Probably true. As Brooke attempted to out Blimp the Blimps his latter poetry became jingoism worthy of being the obverse side of the coin of "socialist realism". His volume of 'War Sonnets', written during WW1 became quite famous. The English government built a myth around him in an attempt to encourage recruiting- to such an extent that his first name "Rupert" became slang in the British army for the sort of gung-ho idiot officer produced by the upper class English public schools.
Today there are statues and monuments of and to Brooke in numerous places in England and out here in the "colonies" such as at the Canadian Royal Military College in Kingston, Ontario. Generations of suffering school children have been forced to memorize the opening lines from his poem 'The Soldier';
"If I should die think only this of me:
That there's some corner of a foreign field
That is forever England"
All of the teachers and, of course, all of the good patriots will always neglect to mention Brooke's sexuality when teaching him or eulogizing him.
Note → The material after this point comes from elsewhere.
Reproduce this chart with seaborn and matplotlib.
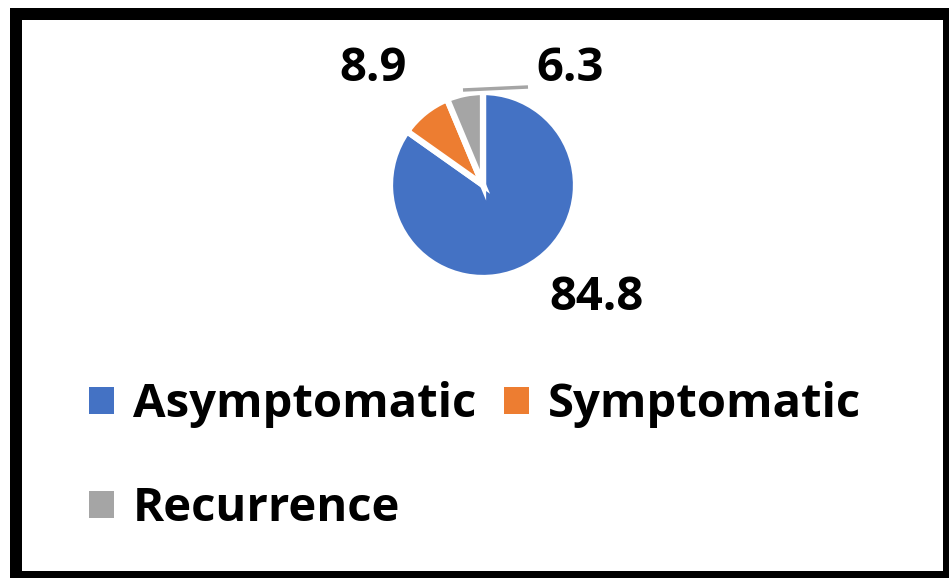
import matplotlib
matplotlib.use("Agg")
import matplotlib.pyplot as plt
import seaborn as sns
from matplotlib.patches import Rectangle, Patch

# Share of cases by clinical presentation (%)
categories = ["Asymptomatic", "Symptomatic", "Recurrence"]
percentages = [84.8, 8.9, 6.3]
colors = ["#4472C4", "#ED7D31", "#A5A5A5"]

sns.set_theme(style="white")
plt.rcParams["font.family"] = ["Open Sans", "DejaVu Sans"]

W, H = 949, 578
fig = plt.figure(figsize=(W / 100, H / 100), dpi=100)
fig.patch.set_facecolor("white")

# thick black frame around the chart area
fig.patches.append(Rectangle((10 / W, 0), 1 - 10 / W, (H - 8) / H,
                             transform=fig.transFigure, facecolor="black",
                             edgecolor="none", zorder=-2))
fig.patches.append(Rectangle((22 / W, 7 / H), (943 - 22) / W, (571 - 20) / H,
                             transform=fig.transFigure, facecolor="white",
                             edgecolor="none", zorder=-1))

# axes in pixel units so the pie keeps a round shape
ax = fig.add_axes([0, 0, 1, 1])
ax.set_facecolor("none")
cx, cy, r = 483, H - 185, 93
wedges, _ = ax.pie(percentages, colors=colors, startangle=90, counterclock=False,
                   center=(cx, cy), radius=r,
                   wedgeprops=dict(edgecolor="white", linewidth=4.5))
ax.set_xlim(0, W)
ax.set_ylim(0, H)
ax.set_axis_off()

label_fs = 34
label_pos = {"Asymptomatic": (597, H - 297.5),
             "Symptomatic": (373, H - 68.5),
             "Recurrence": (570, H - 68.5)}
for cat, val in zip(categories, percentages):
    x, y = label_pos[cat]
    ax.text(x, y, f"{val:.1f}", ha="center", va="center", fontsize=label_fs,
            fontweight="bold", color="black")

# leader line for the small recurrence slice
ax.plot([463, 528], [H - 90, H - 87], color="#A5A5A5", lw=2.5,
        solid_capstyle="butt")

# legend laid out row by row: Asymptomatic, Symptomatic / Recurrence
handles = [Patch(facecolor=c, edgecolor="none") for c in colors]
order = [0, 2, 1]
fig.legend([handles[i] for i in order], [categories[i] for i in order],
           ncol=2, loc="upper left", bbox_to_anchor=(80 / W, 1 - 372 / H),
           frameon=False, prop=dict(size=label_fs, weight="bold"),
           labelcolor="black",
           handlelength=0.52, handleheight=0.52, handletextpad=0.4,
           columnspacing=0.6, labelspacing=1.2, borderpad=0.2,
           borderaxespad=0)

fig.savefig("out.png", dpi=100, facecolor="white")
Doesn't make good copy I guess.
No matter how silly the tributes to the undying British Empire may appear in this century a casual reading seems to say that they were a cut above what is preferred by "intellectuals" celebrating our present world power- America. That's however, something for the next century to judge properly. Find me a poem, however, celebrating the American invasion of Iraq.
For the other side of what happened in WW1 poetry wise look up the poet Siegfried Sassoon and what he had to say about the war.